The issue is inside JedisSentinelPool - it creates a PubSub connection in MasterListener, and that is what periodically fails. I have a similar issue where there is a firewall between application and Redis, and I get the stacktrace below each ~300 seconds.

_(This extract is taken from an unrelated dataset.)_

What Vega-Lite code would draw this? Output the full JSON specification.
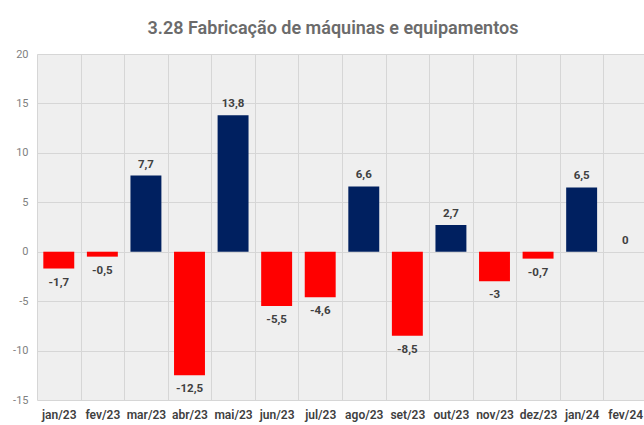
{
  "$schema": "https://vega.github.io/schema/vega-lite/v6.json",
  "autosize": "none",
  "width": 610,
  "height": 346,
  "padding": {"left": 37, "top": 54, "right": 0, "bottom": 25},
  "background": "white",
  "title": {
    "text": "3.28 Fabricação de máquinas e equipamentos",
    "fontSize": 18,
    "font": "Roboto",
    "fontWeight": 600,
    "color": "#6b6b6b",
    "offset": 10,
    "dx": -9
  },
  "config": {
    "font": "Roboto",
    "view": {"fill": "#efefef", "stroke": null},
    "locale": {
      "number": {"decimal": ",", "thousands": ".", "grouping": [3], "currency": ["R$", ""], "minus": "-"}
    }
  },
  "data": {
    "values": [
      {"mes": "jan/23", "value": -1.7},
      {"mes": "fev/23", "value": -0.5},
      {"mes": "mar/23", "value": 7.7},
      {"mes": "abr/23", "value": -12.5},
      {"mes": "mai/23", "value": 13.8},
      {"mes": "jun/23", "value": -5.5},
      {"mes": "jul/23", "value": -4.6},
      {"mes": "ago/23", "value": 6.6},
      {"mes": "set/23", "value": -8.5},
      {"mes": "out/23", "value": 2.7},
      {"mes": "nov/23", "value": -3},
      {"mes": "dez/23", "value": -0.7},
      {"mes": "jan/24", "value": 6.5},
      {"mes": "fev/24", "value": 0}
    ]
  },
  "encoding": {
    "x": {
      "field": "mes", "type": "nominal", "sort": null,
      "scale": {"paddingInner": 0, "paddingOuter": 0},
      "axis": {
        "title": null, "labelAngle": 0, "grid": true, "tickBand": "extent",
        "gridColor": "#d6d6d6", "domain": false, "ticks": false,
        "labelFontSize": 12, "labelFontWeight": 600, "labelColor": "#404040", "labelPadding": 9
      }
    },
    "y": {
      "field": "value", "type": "quantitative",
      "scale": {"domain": [-15, 20], "nice": false},
      "axis": {
        "title": null, "values": [-15, -10, -5, 0, 5, 10, 15, 20], "grid": true,
        "gridColor": "#d6d6d6", "domain": false, "ticks": false,
        "labelFontSize": 11, "labelColor": "#7f7f7f", "labelPadding": 9, "format": "d"
      }
    }
  },
  "layer": [
    {
      "mark": {"type": "bar", "width": {"band": 0.71}},
      "encoding": {
        "color": {"condition": {"test": "datum.value < 0", "value": "#ff0000"}, "value": "#002060"}
      }
    },
    {
      "transform": [{"filter": "datum.value >= 0"}],
      "mark": {"type": "text", "baseline": "bottom", "dy": -6, "fontSize": 11.5, "fontWeight": "bold", "color": "#404040"},
      "encoding": {"text": {"field": "value", "type": "quantitative", "format": ".1~f"}}
    },
    {
      "transform": [{"filter": "datum.value < 0"}],
      "mark": {"type": "text", "baseline": "top", "dy": 8, "fontSize": 11.5, "fontWeight": "bold", "color": "#404040"},
      "encoding": {"text": {"field": "value", "type": "quantitative", "format": ".1~f"}}
    }
  ]
}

ERROR redis.clients.jedis.JedisSentinelPool - Lost connection to Sentinel at .... Sleeping 5000ms and retrying.
redis.clients.jedis.exceptions.JedisConnectionException: java.net.SocketException: Connection reset
        at redis.clients.jedis.util.RedisInputStream.ensureFill(RedisInputStream.java:205)
        at redis.clients.jedis.util.RedisInputStream.readByte(RedisInputStream.java:43)
        at redis.clients.jedis.Protocol.process(Protocol.java:165)
        at redis.clients.jedis.Protocol.read(Protocol.java:230)
        at redis.clients.jedis.Connection.readProtocolWithCheckingBroken(Connection.java:352)
        at redis.clients.jedis.Connection.getUnflushedObjectMultiBulkReply(Connection.java:314)
        at redis.clients.jedis.JedisPubSub.process(JedisPubSub.java:131)
        at redis.clients.jedis.JedisPubSub.proceed(JedisPubSub.java:125)
        at redis.clients.jedis.Jedis.subscribe(Jedis.java:3267)
        at redis.clients.jedis.JedisSentinelPool$MasterListener.run(JedisSentinelPool.java:402)
Caused by: java.net.SocketException: Connection reset
        at java.net.SocketInputStream.read(SocketInputStream.java:210)
        at java.net.SocketInputStream.read(SocketInputStream.java:141)
        at java.net.SocketInputStream.read(SocketInputStream.java:127)
        at redis.clients.jedis.util.RedisInputStream.ensureFill(RedisInputStream.java:199)

(btw, this "5000ms" part in error message is hardcoded)

Jedis 3.8, Redis 6.2.3, OpenJDK 1.8.0_312

piotrp avatar Feb 22 '22 12:02 piotrp

This issue is marked stale. It will be closed in 30 days if it is not updated.

github-actions[bot] avatar Jan 08 '24 00:01 github-actions[bot]